Low-dose intranasal deferoxamine modulates memory, neuroinflammation, and the neuronal transcriptome in the streptozotocin rodent model of Alzheimer's disease

Abstract

Introduction: Intranasal (IN) deferoxamine (DFO) has emerged over the past decade as a promising therapeutic in preclinical experiments across neurodegenerative and neurovascular diseases. As an antioxidant iron chelator, its mechanisms are multimodal, involving the binding of brain iron and the consequent engagement of several pathways to counter pathogenesis across multiple diseases. We and other research groups have shown that IN DFO rescues cognitive impairment in several rodent models of Alzheimer Disease (AD).

Methods: This study was designed to probe dosing regimens to inform future clinical trials, while exploring mechanisms within the intracerebroventricular (ICV) streptozotocin (STZ) model.

Results: Five weeks of daily IN dosing of Long Evans rats with 15 μL of a 1% (0.3 mg), but not 0.1% (0.03 mg), solution of DFO rescued cognitive impairment caused by ICV STZ administration as assessed with the Morris Water Maze (MWM) test of spatial memory and learning. Furthermore, IN DFO modulated several aspects of the neuroinflammatory milieu of the ICV STZ model, which was assessed through a novel panel of brain cytokines and immunohistochemistry. Using RNA-sequencing and pathway analysis, STZ was shown to induce several pathways of cell death and neuroinflammation, and IN DFO engaged multiple transcriptomic pathways involved in hippocampal neuronal survival.

Discussion: To our knowledge this study is the first to assess the transcriptomic pathways and mechanisms associated with either the ICV STZ model or DFO treatment, and the first to demonstrate efficacy at this low dose.

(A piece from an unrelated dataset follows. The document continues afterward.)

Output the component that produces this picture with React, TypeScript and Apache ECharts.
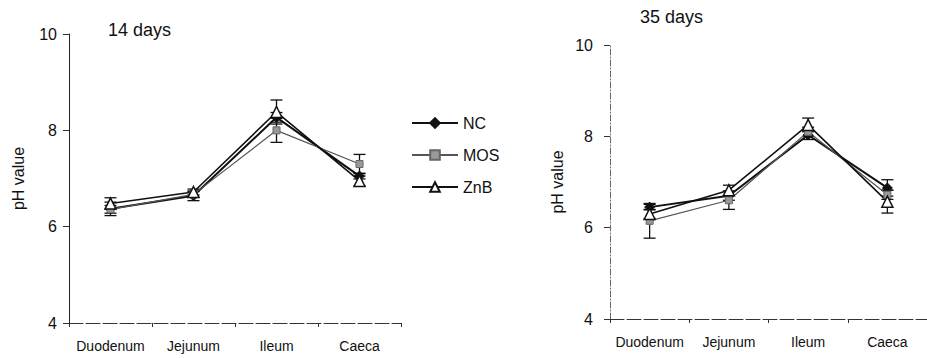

Keywords: Alzheimer’s disease; deferoxamine; intranasal; neuroinflammation; streptozotocin; transcriptome.

Figure 1

Visual representation of study design and timeline. (A) Five treatment groups dosed for 5 weeks and subjected to behavior tests followed by multiplex and RNA-sequencing. (B) Groups of four rats dosed for 1 week before immunohistochemistry. MWM, Morris Water Maze; ICV-STZ, intracerebroventricular streptozotocin; DFO, deferoxamine; IN, intranasal; TBB, tapered balance beam; OF, open field; Sal, Saline; IHC, immunohistochemistry.

Figure 2

Morris water maze data with fixed platform (A) and moving platform (B) for sham and ICV-STZ model mice treated with intranasal saline or DFO. Concentrations of DFO were 0.1 and 1% solutions and mice were treated 5×/week for 5 weeks. Repeated measures ANOVA showed that there was a clear model effect of the ICV-STZ treatment, and that treatment with 1% IN DFO significantly decreased escape latency as compared to controls (p < 0.05), while treatment with 0.1% DFO did not.

Figure 3

Mulitplex data from a panel of 27 inflammatory markers performed on hippocampal tissue from sham or ICV-STZ rats treated with intranasal saline or DFO. Data are only shown for the six markers with significant differences as measured with ANOVA with post-tests (*p < 0.05, #p < 0.1). (A) GMCSF, (B) IL13, (C) IL10, (D) RANTES, (E) Fractalkine, (F) TNFα. Sample sizes for each group are as follows: Sham-DFO = 7, Sham-Sal = 8, STZ-Sal = 12, STZ-0.1% DFO = 11, STZ-1% DFO = 11.

Figure 4

Immunohistochemical analyses of hippocampus in rats with either sham surgery or an ICV-STZ model of memory impairment at 14 days after model induction. A representative brain slice for imaging with PARP, NeuN, and Caspase 3 is in Panel (A), while a slice with Iba1, CD68, and GFAP is included in panel (B). The three antibodies on each slide had different absorbances and representative colors as follows: green (PARP), red (NeuN), and yellow (Caspase3), or green (Iba1), red (GFAP), and yellow (CD68). Both images are from an STZ rat treated with DFO (1%). Histograms are included and expressed as percent area fraction for PARP (C), Iba1 (D), CD68 (E), and GFAP (F). Sample size is 3/group, and # = p < 0.1. ANOVA with post-tests showed an insignificant trend toward a treatment effect with DFO for PARP and Iba1.